I couldn't light my cigarette for some reason. Mark lit it for me and stuck it in my mouth. He sat back on his bed watching me, his elbows on the window sill. I could see the end of his cigarette glowing.
"Charlie, he tried to help somebody out and look
what happened to him," I said. This was connected with what he'd said about Mike somehow, but Mark followed my train of thought, just like he always had.
"Charlie wasn't about to let a couple of his friends get beat up by some hicks.
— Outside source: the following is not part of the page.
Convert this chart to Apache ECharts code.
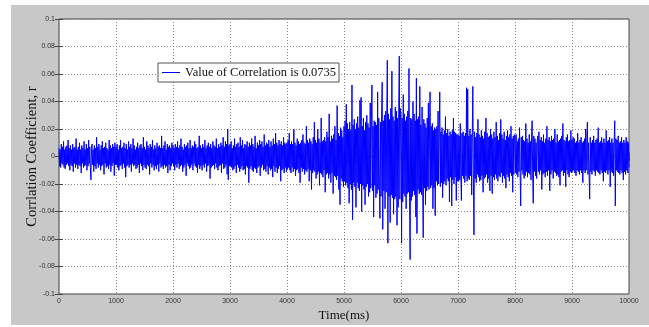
<!DOCTYPE html>
<html>
<head>
<meta charset="utf-8">
<script src="https://cdn.jsdelivr.net/npm/echarts@6/dist/echarts.min.js"></script>
<style>
  body { margin: 0; background: #fff; }
  #frame { position: absolute; left: 11px; top: 5px; width: 638px; height: 320px; background: #c8c8c8; }
  #main { position: absolute; left: 0; top: 0; width: 649px; height: 327px; }
</style>
</head>
<body>
<div id="frame"></div>
<div id="main"></div>
<script>
  // correlation r in thousandths (x 0.001), one sample every 10 ms, one array per second
  var sec0 = [6,-7,5,-8,9,-5,7,-6,11,-8, 5,-9,7,-6,8,-5,12,-7,6,-10, 8,-6,5,-7,9,-11,6,-5,7,-8, 13,-6,5,-9,7,-6,10,-7,5,-12, 8,-5,6,-8,11,-7,5,-6,9,-10,
              6,-7,12,-5,7,-8,-17,6,9,-6, 5,-11,8,-7,6,-9,14,-5,7,-8, 9,-6,5,-10,8,-7,11,-6,6,-13, 7,-5,10,-8,6,-7,5,-9,12,-6, 8,-11,6,-7,9,-5,7,-14,10,-6];
  var sec1 = [7,-6,9,-8,5,-10,8,-7,12,-6, 6,-9,7,-5,10,-8,6,-15,9,-7, 5,-6,11,-8,7,-6,9,-11,6,-5, 13,-7,8,-6,5,-9,7,-8,10,-6, 6,-12,8,-5,9,-7,6,-10,14,-6,
              7,-8,5,-9,11,-6,8,-7,6,-13, 9,-5,7,-8,12,-6,5,-10,8,-7, 6,-9,10,-6,7,-11,8,-5,6,-8, 15,-7,6,-9,8,-6,11,-8,5,-7, 9,-12,7,-6,8,-10,6,-7,10,-5];
  var sec2 = [8,-7,6,-10,9,-6,7,-8,11,-5, 6,-9,8,-7,13,-6,7,-11,5,-8, 9,-6,7,-14,8,-5,10,-7,6,-9, 12,-8,6,-6,8,-10,7,-5,11,-7, 9,-8,6,-12,7,-6,15,-9,8,-7,
              6,-10,9,-6,7,-8,12,-5,6,-11, 8,-7,10,-6,7,-16,9,-8,6,-7, 11,-6,8,-9,7,-5,13,-8,6,-10, 9,-7,7,-6,10,-12,8,-5,14,-9, 7,-8,11,-6,9,-13,20,-17,8,-7];
  var sec3 = [9,-7,11,-8,6,-10,8,-9,13,-7, 7,-12,9,-6,10,-8,7,-11,14,-9, 8,-7,12,-10,6,-9,9,-13,8,-7, 11,-8,7,-19,10,-9,8,-7,13,-10, 9,-11,7,-8,15,-9,6,-12,10,-8,
              8,-7,12,-14,9,-8,11,-6,7,-10, 16,-9,8,-11,10,-7,9,-13,12,-8, 7,-10,11,-9,8,-15,13,-7,9,-11, 17,-8,10,-12,8,-9,12,-7,9,-18, 11,-10,8,-9,14,-12,10,-8,9,-11];
  var sec4 = [10,-9,12,-8,17,-10,9,-12,11,-8, 9,-11,20,-9,10,-14,8,-10,13,-9, 11,-12,9,-19,10,-8,12,-11,16,-9, 10,-13,9,-10,22,-11,12,-9,10,-18, 13,-10,11,-24,9,-12,14,-10,25,-11,
              12,-16,10,-13,20,-11,13,-21,10,-12, 28,-13,11,-15,12,-10,14,-26,11,-13, 18,-12,14,-16,31,-13,11,-19,15,-12, 13,-27,16,-14,22,-15,12,-17,37,-14, 17,-24,15,-35,21,-16,19,-18,14,-22];
  var sec5 = [22,-18,26,-21,38,-19,24,-23,20,-34, 25,-20,19,-24,52,-46,23,-19,27,-22, 20,-37,24,-19,29,-23,21,-25,41,-20, 43,-40,22,-21,28,-24,19,-35,25,-22, 30,-20,24,-29,21,-26,39,-23,27,52,
              -25,22,-44,26,-21,25,-30,23,-27,47, -24,28,-22,-45,25,-29,31,54,-53,26, -25,30,-38,33,-26,28,70,-63,31,-29, 27,-48,35,-28,62,-30,29,-42,26,-31, 36,-29,33,-50,28,-37,34,73,-31,35];
  var sec6 = [30,-63,28,-33,45,-27,31,-29,26,-38, 29,-27,33,-26,64,-30,-75,28,-32,27, -29,40,-25,31,-28,26,-44,57,-56,27, -24,29,-27,51,-26,23,-28,36,-22,-59, 27,-23,24,-35,21,-25,28,-22,39,-24,
              20,47,-23,22,-21,24,-38,19,-23,21, -43,20,-18,22,-21,33,-20,17,47,-22, 18,-19,21,-30,16,-20,19,-18,29,-21, 17,-16,20,-18,15,-33,18,-15,16,-36, 19,-17,28,-20,18,-15,17,-32,16,-18];
  var sec7 = [16,-18,15,-17,24,-15,-32,17,-14,18, -16,15,-19,17,-14,50,-18,49,-16,15, -17,20,-14,16,-28,14,51,-15,-57,18, -16,14,-19,17,-13,27,-15,16,-18,14, -17,19,-14,15,-26,13,-16,18,-15,28,
              -13,17,-19,14,-16,15,-25,20,-14,16, -27,13,-15,18,-17,14,-13,25,-16,15, -18,12,-14,17,-15,27,-12,16,-19,13, -14,18,-16,12,-23,15,-13,19,-15,14, -18,16,-12,22,-14,13,-26,15,-13,16];
  var sec8 = [14,-12,16,-13,11,-15,13,-11,21,-12, -36,14,-10,15,-13,12,-16,11,-14,24, -11,13,-15,10,-12,16,-13,11,-17,14, 26,-12,-34,15,-11,13,-14,10,-16,12, 15,-11,18,-13,12,-10,14,-24,11,-13,
              16,-12,10,-15,13,-11,22,-14,12,-10, 14,-25,11,-13,15,-10,12,-16,13,-11, 20,-12,10,-14,16,-13,11,-15,12,-21, 13,-11,15,-10,24,-14,12,-12,11,-22, 14,-10,16,-13,11,-15,12,-11,19,-12];
  var sec9 = [12,-11,14,-10,13,-12,10,-14,11,-10, 17,-11,10,-13,12,-10,14,-12,10,-19, 11,-10,13,-12,20,-10,11,25,-13,10, -12,-31,14,-11,10,-13,12,-10,15,-11, 10,-14,12,-10,13,-11,21,-12,10,-13,
              11,-10,14,-12,10,-18,13,-11,10,-12, 19,-10,11,-13,12,-10,14,-22,10,-11, 13,-12,10,-14,11,26,-36,13,-10,12, -11,15,-12,10,-13,11,-10,14,-12,10, -17,12,-11,10,-13,14,-10,11,-12,10, -8];

  var stepMs = 10;
  var seriesName = 'Value of Correlation is 0.0735';

  var milli = [].concat(sec0, sec1, sec2, sec3, sec4, sec5, sec6, sec7, sec8, sec9);
  var points = milli.map(function (v, i) { return [i * stepMs, v / 1000]; });

  var tickFont = { fontFamily: 'Liberation Sans', fontSize: 7, color: '#333' };
  var gridDots = { show: true, lineStyle: { color: '#888', width: 1, type: [1, 2] } };
  var tickIn = { show: true, inside: true, length: 4, lineStyle: { color: '#444' } };

  var chart = echarts.init(document.getElementById('main'));
  chart.setOption({
    animation: false,
    grid: {
      left: 59, top: 19, width: 570, height: 278,
      show: true, backgroundColor: '#fff', borderColor: '#444', borderWidth: 1
    },
    legend: {
      data: [seriesName],
      left: 158, top: 63,
      padding: [3, 3, 3, 4],
      backgroundColor: '#fff', borderColor: '#555', borderWidth: 1,
      icon: 'rect', itemWidth: 18, itemHeight: 1,
      textStyle: { fontFamily: 'Liberation Serif', fontSize: 12.5, color: '#111' }
    },
    xAxis: [{
      type: 'value', min: 0, max: 10000, interval: 1000,
      name: 'Time(ms)', nameLocation: 'middle', nameGap: 15, nameMoveOverlap: false,
      nameTextStyle: { fontFamily: 'Liberation Serif', fontSize: 13, color: '#111' },
      axisLine: { show: false }, axisTick: tickIn,
      axisLabel: Object.assign({ margin: 4, formatter: function (v) { return String(v); } }, tickFont),
      splitLine: gridDots
    }, {
      type: 'value', position: 'top', min: 0, max: 10000, interval: 1000,
      axisLine: { show: false }, axisTick: tickIn, axisLabel: { show: false }, splitLine: { show: false }
    }],
    yAxis: [{
      type: 'value', min: -0.1, max: 0.1, interval: 0.02,
      name: 'Corrlation Coefficient, r', nameLocation: 'middle', nameGap: 19, nameMoveOverlap: false,
      nameTextStyle: { fontFamily: 'Liberation Serif', fontSize: 14.5, color: '#111' },
      axisLine: { show: false }, axisTick: tickIn,
      axisLabel: Object.assign({ margin: 4, formatter: function (v) { return String(Number(v.toFixed(2))); } }, tickFont),
      splitLine: gridDots
    }, {
      type: 'value', position: 'right', min: -0.1, max: 0.1, interval: 0.02,
      axisLine: { show: false }, axisTick: tickIn, axisLabel: { show: false }, splitLine: { show: false }
    }],
    series: [{
      name: seriesName,
      type: 'line',
      data: points,
      showSymbol: false,
      symbol: 'none',
      color: '#0000ff',
      lineStyle: { color: '#0000ff', width: 1 }
    }]
  });
</script>
</body>
</html>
What happened then, well, that was just the way things turn out sometimes."
"Yeah, but listen, Mark, if somebody had said to him, 'Is savin' a couple of dumb kids from gettin' beat up worth your life?' he woulda said, 'Hell, no!' Charlie woulda said that, Mark."
"Sure he woulda said that. But you don't know what's comin'. Nobody does. He sure knew he was taking a chance. Bryon, he musta known those guys had guns. He knew they were rough guys. He took a chance, and he got a rotten break. That's it."
"It doesn't make any sense. Like you gettin' busted with that bottle. A little harder and you woulda been dead."